Lawmakers need to look at reform bill
No one involved thought the “omnibus” education reform bill West Virginia Gov. Jim Justice signed into law in June 2019 was perfect. Far from it — though reasons for dissatisfaction differed greatly.
Among key changes conservative legislators sought and got included in the bill was a provision permitting creation of private charter schools in the state. What was enacted was language that technically allowed charter schools but in realty made anyone trying to open one start the process with two and a half strikes against him or her.
Charter school provisions in the law give county boards of education virtual veto power over any proposal involving their jurisdictions. Those attempting to establish charter schools must submit detailed plans to county boards — and get their approval.
As we pointed out in 2019, charter schools compete with their public counterparts for students and state funding. Why on earth would one expect a county board of education to say yes to a competitor it could stop?

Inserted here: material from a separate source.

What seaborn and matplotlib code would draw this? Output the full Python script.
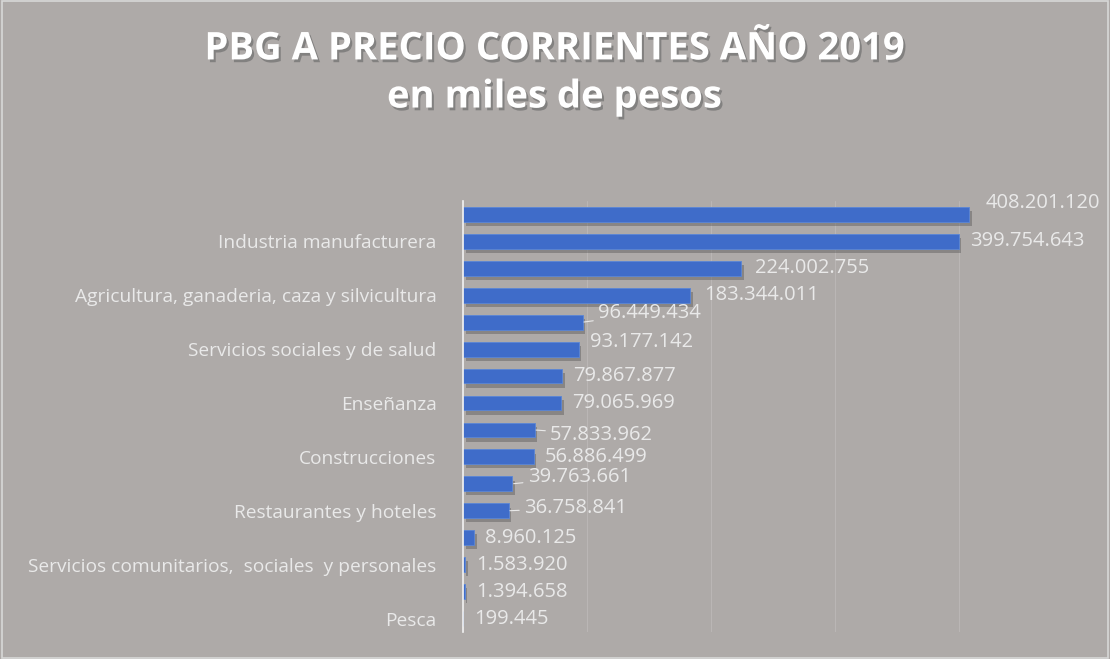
import matplotlib
matplotlib.use("Agg")
import matplotlib.pyplot as plt
import matplotlib.patheffects as pe
import seaborn as sns
import pandas as pd

# ---- data ----
categories = [
    "c01", "Industria manufacturera", "c03",
    "Agricultura, ganaderia, caza y silvicultura", "c05",
    "Servicios sociales y de salud", "c07", "Enseñanza", "c09",
    "Construcciones", "c11", "Restaurantes y hoteles", "c13",
    "Servicios comunitarios,  sociales  y personales", "c15", "Pesca",
]
tick_labels = [
    "", "Industria manufacturera", "",
    "Agricultura, ganaderia, caza y silvicultura", "",
    "Servicios sociales y de salud", "", "Enseñanza", "",
    "Construcciones", "", "Restaurantes y hoteles", "",
    "Servicios comunitarios,  sociales  y personales", "", "Pesca",
]
values = [408201120, 399754643, 224002755, 183344011, 96449434, 93177142,
          79867877, 79065969, 57833962, 56886499, 39763661, 36758841,
          8960125, 1583920, 1394658, 199445]
title_lines = ["PBG A PRECIO CORRIENTES AÑO 2019", "en miles de pesos"]

# label offsets (points) to mimic the placement in the reference
label_dx = [12, 8, 10, 10, 11, 8, 8, 8, 11, 8, 11, 11, 8, 8, 8, 8]
label_dy = [8.5, 0, 0, 0, 6.5, 5, 0, 0, -3.5, 0, 5, 2, 0, 0, 0, 0]
leader = [False, False, False, False, True, False, False, False, True, False,
          True, True, False, False, False, False]

BG = "#aeaaa8"
TXT = "#e9e9e9"

sns.set_theme(style="white")
plt.rcParams["font.family"] = ["Open Sans", "DejaVu Sans"]

fig = plt.figure(figsize=(11.10, 6.59), dpi=100, facecolor=BG)
ax = fig.add_axes([0.4171, 0.041, 0.5586, 0.654])
ax.set_facecolor(BG)

df = pd.DataFrame({"cat": categories, "val": values})
sns.barplot(data=df, y="cat", x="val", order=categories, orient="h",
            color="#3f6cc9", saturation=1, width=0.55, ax=ax)

for p in ax.patches:
    p.set_edgecolor("#5a86d6")
    p.set_linewidth(0.6)
    p.set_path_effects([pe.SimplePatchShadow(offset=(2, -3), shadow_rgbFace="#5a5a5a", alpha=0.45),
                        pe.Normal()])

ax.set_xlim(0, 500_000_000)
ax.set_ylim(15.5, -0.5)
ax.set_xticks(range(0, 500_000_001, 100_000_000))
ax.xaxis.grid(True, color="#bab6b5", linewidth=0.8)
ax.set_axisbelow(True)
ax.tick_params(axis="x", length=0, labelbottom=False)
ax.tick_params(axis="y", length=0, pad=19)
ax.set_yticks(range(len(categories)))
ax.set_yticklabels(tick_labels, color=TXT, fontsize=13.8)
ax.set_xlabel("")
ax.set_ylabel("")
for s in ["top", "right", "bottom"]:
    ax.spines[s].set_visible(False)
ax.spines["left"].set_color("#f2f2f2")
ax.spines["left"].set_linewidth(1.2)

for i, v in enumerate(values):
    txt = f"{v:,}".replace(",", ".")
    kw = {}
    if leader[i]:
        kw["arrowprops"] = dict(arrowstyle="-", color=TXT, lw=0.8, shrinkA=1, shrinkB=1)
    ax.annotate(txt, xy=(v, i), xytext=(label_dx[i], label_dy[i]),
                textcoords="offset points", ha="left", va="center",
                color=TXT, fontsize=14.5, **kw)

title_fx = [pe.SimplePatchShadow(offset=(1.5, -2), shadow_rgbFace="#666666", alpha=0.6),
            pe.Normal()]
fig.text(0.5, 0.925, title_lines[0], ha="center", va="center", color="white",
         fontsize=27.5, fontweight="bold", family=["Open Sans", "DejaVu Sans"],
         path_effects=title_fx)
fig.text(0.5, 0.852, title_lines[1], ha="center", va="center", color="white",
         fontsize=27.5, fontweight="bold", family=["Open Sans", "DejaVu Sans"],
         path_effects=title_fx)

fig.patches.append(plt.Rectangle((0.002, 0.002), 0.996, 0.996, transform=fig.transFigure,
                                 fill=False, edgecolor="#d8d8d8", linewidth=1.2))

fig.savefig("out.png", dpi=100, facecolor=BG)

Earlier this year, private sponsors proposed creation of a charter called the West Virginia Academy. It was to be located in Morgantown and serve students from Monongalia, Preston and Marion counties.
In November, boards of education in Monongalia and Preston counties rejected the academy’s plans. Monongalia County officials said the proposal did not meet seven of the 10 detailed requirements set down by the state. A West Virginia University professor involved with the academy called the school board’s reasoning “vague and largely subjective” — but the rejection stands.
State legislators need to take another look at the 2019 reform bill. Does it indeed doom charter school proposals to failure if county boards of education decide they do not want competition? If so, the law should be amended so West Virginians can have real choices in educating our children.